• _Work to be completed_
Extract everything from the first line through the line with "ax.set_yticks([0, 5, 10, 15, 20])", both ends included, except for any pictures.

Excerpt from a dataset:
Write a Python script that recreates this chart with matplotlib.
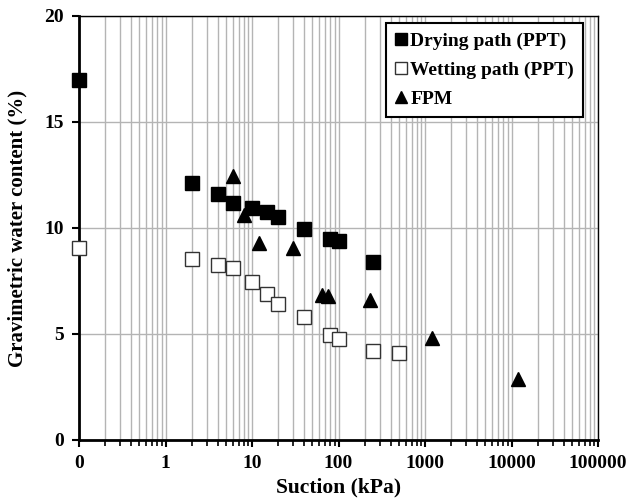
import numpy as np
import matplotlib
matplotlib.use("Agg")
import matplotlib.pyplot as plt
from matplotlib.ticker import FixedLocator, FixedFormatter, LogLocator, NullFormatter

plt.rcParams['font.family'] = ['Liberation Serif', 'DejaVu Serif']
plt.rcParams['font.weight'] = 'bold'

# suction 0 kPa is drawn at 0.1 on the log axis (labelled "0")
drying_x = [0.1, 2, 4, 6, 10, 15, 20, 40, 80, 100, 250]
drying_y = [17.0, 12.1, 11.6, 11.2, 10.95, 10.75, 10.5, 9.95, 9.5, 9.4, 8.4]

wetting_x = [0.1, 2, 4, 6, 10, 15, 20, 40, 80, 100, 250, 500]
wetting_y = [9.05, 8.55, 8.25, 8.1, 7.45, 6.9, 6.4, 5.8, 4.95, 4.75, 4.2, 4.1]

fpm_x = [6, 8, 12, 30, 65, 75, 230, 1200, 12000]
fpm_y = [12.45, 10.6, 9.3, 9.05, 6.85, 6.8, 6.6, 4.8, 2.9]

xtick_vals = [0.1, 1, 10, 100, 1000, 10000, 100000]
xtick_labels = ['0', '1', '10', '100', '1000', '10000', '100000']

fig = plt.figure(figsize=(6.3, 5.03), dpi=100)
ax = fig.add_axes([79 / 630, 63 / 503, 519 / 630, 424 / 503])

ax.set_xscale('log')
ax.set_xlim(0.1, 100000)
ax.set_ylim(0, 20)

ax.plot(drying_x, drying_y, 's', color='black', markersize=10,
        label='Drying path (PPT)', zorder=3, clip_on=False)
ax.plot(wetting_x, wetting_y, 's', markerfacecolor='white', markeredgecolor='#333333',
        markeredgewidth=1.0, markersize=10, label='Wetting path (PPT)', zorder=3, clip_on=False)
ax.plot(fpm_x, fpm_y, '^', color='black', markersize=10, label='FPM', zorder=3, clip_on=False)

ax.xaxis.set_major_locator(FixedLocator(xtick_vals))
ax.xaxis.set_major_formatter(FixedFormatter(xtick_labels))
ax.xaxis.set_minor_locator(LogLocator(base=10, subs=np.arange(2, 10), numticks=20))
ax.xaxis.set_minor_formatter(NullFormatter())
ax.set_yticks([0, 5, 10, 15, 20])

ax.grid(True, which='both', axis='x', color='#b4b4b4', linewidth=1.0)
ax.grid(True, which='major', axis='y', color='#b4b4b4', linewidth=1.0)
ax.set_axisbelow(True)

ax.tick_params(axis='x', which='major', direction='out', length=5, width=1.5, labelsize=14, pad=6)
ax.tick_params(axis='x', which='minor', direction='out', length=4, width=1.2)
ax.tick_params(axis='y', which='major', direction='out', length=5, width=1.5, labelsize=14, pad=6)
for side in ['left', 'bottom']:
    ax.spines[side].set_linewidth(2)
for side in ['top', 'right']:
    ax.spines[side].set_linewidth(1)

ax.set_xlabel('Suction (kPa)', fontsize=15.5, fontweight='bold', labelpad=4)
ax.set_ylabel('Gravimetric water content (%)', fontsize=15, fontweight='bold', labelpad=12)

leg = ax.legend(loc='upper right', bbox_to_anchor=(0.971, 0.983), borderaxespad=0,
                fontsize=14, frameon=True, fancybox=False, edgecolor='black', framealpha=1,
                handlelength=0.6, handletextpad=0.2, borderpad=0.45, labelspacing=0.6,
                markerscale=0.9)
leg.get_frame().set_linewidth(1.5)

fig.savefig('out.png', dpi=100)
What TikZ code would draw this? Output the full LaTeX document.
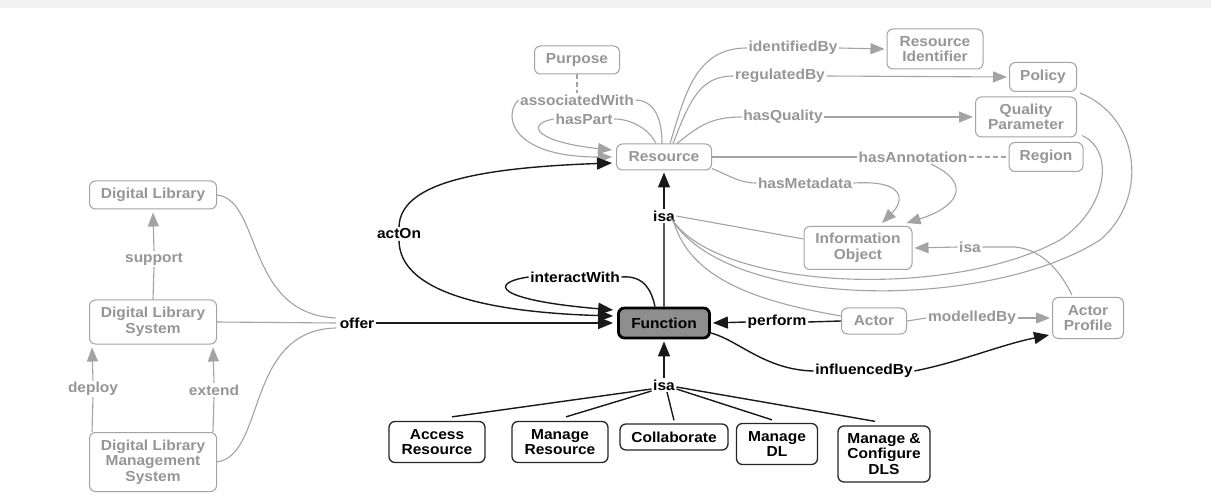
\documentclass[tikz,border=0pt]{standalone}
\usepackage{fontspec}
\setmainfont{Liberation Sans}[FakeStretch=1.07]
\usetikzlibrary{arrows.meta,calc}

\definecolor{gline}{HTML}{A3A3A3}
\definecolor{gtext}{HTML}{969696}
\definecolor{ffill}{HTML}{8E8E8E}
\definecolor{bandgray}{HTML}{F1F1F1}

\tikzset{
  lbl/.style={font=\fontsize{14.5}{15.5}\selectfont\bfseries, align=center},
  gbox/.style={lbl, draw=gline, text=gtext, line width=1pt, rounded corners=6pt,
               inner sep=0pt, minimum width=#1},
  bbox/.style={lbl, draw=black!85, text=black, line width=1.3pt, rounded corners=6pt,
               inner sep=0pt, minimum width=#1},
  fbox/.style={lbl, draw=black, fill=ffill, text=black, line width=2.8pt, rounded corners=6pt,
               inner sep=0pt, minimum width=#1},
  glab/.style={lbl, text=gtext, inner sep=1.5pt},
  blab/.style={lbl, text=black, inner sep=1.5pt},
  gl/.style={draw=gline, line width=1.1pt},
  bl/.style={draw=black!90, line width=1.4pt},
  ga/.style={gl, -{Triangle[length=14pt,width=11pt]}},
  ba/.style={bl, -{Triangle[length=15pt,width=12pt]}},
  gdash/.style={gl, dash pattern=on 5pt off 3pt},
}

\begin{document}
\begin{tikzpicture}[x=1pt,y=-1pt]
  \useasboundingbox (0,0) rectangle (1211,497);
  \fill[white] (0,0) rectangle (1211,497);
  \fill[bandgray] (0,0) rectangle (1211,8);

  % ---------- resource cluster ----------
  \node[gbox=85, minimum height=28] (purpose) at (577,60) {Purpose};
  \node[gbox=95, minimum height=26] (res) at (664,157) {Resource};
  \node[gbox=96, minimum height=40] (rid) at (935,49) {Resource\\Identifier};
  \node[gbox=67, minimum height=29] (policy) at (1043,77) {Policy};
  \node[gbox=101, minimum height=40] (qp) at (1026,117) {Quality\\Parameter};
  \node[gbox=74, minimum height=29] (region) at (1046,157) {Region};
  \node[gbox=108, minimum height=43] (io) at (858,248) {Information\\Object};
  \node[gbox=65, minimum height=26] (actor) at (874,321) {Actor};
  \node[gbox=71, minimum height=41] (ap) at (1088,318) {Actor\\Profile};

  % ---------- function ----------
  \node[fbox=91, minimum height=30] (func) at (664,323) {Function};

  % ---------- digital library stack ----------
  \node[gbox=127, minimum height=28] (dl) at (153,195) {Digital Library};
  \node[gbox=127, minimum height=44] (dls) at (153,322) {Digital Library\\System};
  \node[gbox=127, minimum height=59] (dlms) at (153,462) {Digital Library\\Management\\System};

  % ---------- function subtypes ----------
  \node[bbox=96, minimum height=41] (ar) at (437,442) {Access\\Resource};
  \node[bbox=96, minimum height=41] (mr) at (560,442) {Manage\\Resource};
  \node[bbox=108, minimum height=26] (collab) at (674,437) {Collaborate};
  \node[bbox=81, minimum height=41] (mdl) at (777,444) {Manage\\DL};
  \node[bbox=92, minimum height=56] (mcd) at (884,454) {Manage \&\\Configure\\DLS};

  % ---------- relation labels ----------
  \node[glab] (assoc) at (577,100) {associatedWith};
  \node[glab] (haspart) at (584,119) {hasPart};
  \node[glab] (identby) at (793,48) {identifiedBy};
  \node[glab] (regby) at (780,76) {regulatedBy};
  \node[glab] (hasq) at (783,117) {hasQuality};
  \node[glab] (hasann) at (913,157) {hasAnnotation};
  \node[glab] (hasmeta) at (805,183) {hasMetadata};
  \node[glab] (isaio) at (970,247) {isa};
  \node[glab] (modelled) at (972,318) {modelledBy};
  \node[glab] (support) at (154,259) {support};
  \node[glab] (deploy) at (93,389) {deploy};
  \node[glab] (extend) at (214,390) {extend};

  \node[blab] (isatop) at (664,216) {isa};
  \node[blab] (perform) at (777,322) {perform};
  \node[blab] (influenced) at (864,371) {influencedBy};
  \node[blab] (isabot) at (664,385) {isa};
  \node[blab] (acton) at (399,234) {actOn};
  \node[blab] (interact) at (575,277) {interactWith};
  \node[blab] (offer) at (357,323) {offer};

  % ---------- resource relations ----------
  \draw[gdash] (purpose.south) -- (assoc.north);
  \draw[gl] (assoc.east) .. controls (650,100) and (662,112) .. ($(res.north)+(-2,0)$);
  \draw[ga] (assoc.west) .. controls (503,115) and (510,157) .. ($(res.west)+(-4,0)$);
  \draw[gl] (haspart.east) .. controls (632,119) and (650,130) .. ($(res.north)+(-8,0)$);
  \draw[ga] (haspart.west) .. controls (525,124) and (535,142) .. ($(res.west)+(-4,-7)$);

  \draw[gl] ($(res.north)+(6,0)$) .. controls (685,95) and (695,48) .. (identby.west);
  \draw[ga] (identby.east) -- ($(rid.west)+(-2,0)$);
  \draw[gl] ($(res.north)+(9,0)$) .. controls (690,100) and (700,76) .. (regby.west);
  \draw[ga] (regby.east) -- ($(policy.west)+(-2,0)$);
  \draw[gl] ($(res.north)+(13,0)$) .. controls (700,125) and (712,117) .. (hasq.west);
  \draw[ga] (hasq.east) -- ($(qp.west)+(-2,0)$);

  \draw[gl] (res.east) -- (hasann.west);
  \draw[gdash] (hasann.east) -- (region.west);
  \draw[ga] ($(hasann.south)+(18,0)$) .. controls (975,185) and (955,208) .. ($(io.north east)+(-6,-3)$);
  \draw[gl] ($(res.south east)+(0,-2)$) .. controls (730,176) and (740,183) .. (hasmeta.west);
  \draw[ga] (hasmeta.east) .. controls (905,180) and (905,200) .. ($(io.north)+(24,-3)$);

  % ---------- isa (Function is a Resource) ----------
  \draw[draw=black!65, line width=1.3pt] (func.north) -- (isatop.south);
  \draw[ba] (isatop.north) -- ($(res.south)+(0,2)$);
  \draw[gl] (isatop.east) -- ($(io.west)+(0,-9)$);
  \draw[gl] ($(isatop.south east)+(-3,-2)$) .. controls (690,280) and (760,302) .. ($(actor.west)+(0,-5)$);
  \draw[gl] ($(isatop.south east)+(-4,-3)$) .. controls (720,290) and (950,300) .. (1060,240)
            .. controls (1108,208) and (1115,150) .. ($(qp.south east)+(5,-2)$);
  \draw[gl] ($(isatop.south east)+(-5,-4)$) .. controls (730,312) and (990,310) .. (1100,240)
            .. controls (1148,200) and (1142,118) .. ($(policy.south east)+(3,1)$);

  \draw[ga] (isaio.west) -- ($(io.east)+(2,0)$);
  \draw[gl] (isaio.east) -- (1015,247) .. controls (1045,250) and (1062,275) .. ($(ap.north)+(-16,-2)$);

  \draw[gl] (actor.east) -- (modelled.west);
  \draw[ga] (modelled.east) -- ($(ap.west)+(-2,0)$);

  % ---------- function relations ----------
  \draw[bl] (actor.west) -- (perform.east);
  \draw[ba] (perform.west) -- ($(func.east)+(2,0)$);
  \draw[bl] ($(func.east)+(0,10)$) .. controls (738,340) and (765,370) .. (influenced.west);
  \draw[ba] (influenced.east) .. controls (960,362) and (1000,345) .. ($(ap.south west)+(-3,-4)$);

  \draw[ba] (acton.north) .. controls (400,185) and (470,168) .. ($(res.west)+(-4,6)$);
  \draw[ba] (acton.south) .. controls (400,290) and (480,312) .. ($(func.west)+(-4,-7)$);

  \draw[bl] (interact.east) .. controls (645,275) and (652,292) .. ($(func.north)+(-9,0)$);
  \draw[ba] (interact.west) .. controls (488,283) and (495,300) .. ($(func.west)+(-4,-13)$);

  \draw[ba] (offer.east) -- ($(func.west)+(-4,0)$);

  % ---------- subtypes of Function ----------
  \draw[ba] (isabot.north) -- ($(func.south)+(0,2)$);
  \draw[bl] ($(isabot.west)+(0,4)$) -- ($(ar.north)+(15,-4)$);
  \draw[bl] ($(isabot.west)+(0,6)$) -- ($(mr.north)+(6,-4)$);
  \draw[bl] ($(isabot.south)+(3,0)$) -- ($(collab.north)+(0,-3)$);
  \draw[bl] ($(isabot.east)+(0,4)$) -- ($(mdl.north)+(-5,-3)$);
  \draw[bl] ($(isabot.east)+(0,2)$) -- ($(mcd.north)+(-9,-4)$);

  % ---------- digital library stack ----------
  \draw[gl] (dl.east) .. controls (262,200) and (245,314) .. ($(offer.west)+(-2,-5)$);
  \draw[gl] (dls.east) -- ($(offer.west)+(-2,0)$);
  \draw[gl] (dlms.east) .. controls (266,455) and (245,330) .. ($(offer.west)+(-2,5)$);

  \draw[gl] (dls.north) -- (support.south);
  \draw[ga] (support.north) -- ($(dl.south)+(0,3)$);
  \draw[gl] ($(dlms.north)+(-61,0)$) -- (deploy.south);
  \draw[ga] (deploy.north) -- ($(dls.south)+(-61,3)$);
  \draw[gl] ($(dlms.north)+(60,0)$) -- (extend.south);
  \draw[ga] (extend.north) -- ($(dls.south)+(60,3)$);
\end{tikzpicture}
\end{document}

• _The response_
Write a Python script that recreates this chart with matplotlib.
import numpy as np
import matplotlib
matplotlib.use("Agg")
import matplotlib.pyplot as plt
from matplotlib.ticker import FixedLocator, FixedFormatter, LogLocator, NullFormatter

plt.rcParams['font.family'] = ['Liberation Serif', 'DejaVu Serif']
plt.rcParams['font.weight'] = 'bold'

# suction 0 kPa is drawn at 0.1 on the log axis (labelled "0")
drying_x = [0.1, 2, 4, 6, 10, 15, 20, 40, 80, 100, 250]
drying_y = [17.0, 12.1, 11.6, 11.2, 10.95, 10.75, 10.5, 9.95, 9.5, 9.4, 8.4]

wetting_x = [0.1, 2, 4, 6, 10, 15, 20, 40, 80, 100, 250, 500]
wetting_y = [9.05, 8.55, 8.25, 8.1, 7.45, 6.9, 6.4, 5.8, 4.95, 4.75, 4.2, 4.1]

fpm_x = [6, 8, 12, 30, 65, 75, 230, 1200, 12000]
fpm_y = [12.45, 10.6, 9.3, 9.05, 6.85, 6.8, 6.6, 4.8, 2.9]

xtick_vals = [0.1, 1, 10, 100, 1000, 10000, 100000]
xtick_labels = ['0', '1', '10', '100', '1000', '10000', '100000']

fig = plt.figure(figsize=(6.3, 5.03), dpi=100)
ax = fig.add_axes([79 / 630, 63 / 503, 519 / 630, 424 / 503])

ax.set_xscale('log')
ax.set_xlim(0.1, 100000)
ax.set_ylim(0, 20)

ax.plot(drying_x, drying_y, 's', color='black', markersize=10,
        label='Drying path (PPT)', zorder=3, clip_on=False)
ax.plot(wetting_x, wetting_y, 's', markerfacecolor='white', markeredgecolor='#333333',
        markeredgewidth=1.0, markersize=10, label='Wetting path (PPT)', zorder=3, clip_on=False)
ax.plot(fpm_x, fpm_y, '^', color='black', markersize=10, label='FPM', zorder=3, clip_on=False)

ax.xaxis.set_major_locator(FixedLocator(xtick_vals))
ax.xaxis.set_major_formatter(FixedFormatter(xtick_labels))
ax.xaxis.set_minor_locator(LogLocator(base=10, subs=np.arange(2, 10), numticks=20))
ax.xaxis.set_minor_formatter(NullFormatter())
ax.set_yticks([0, 5, 10, 15, 20])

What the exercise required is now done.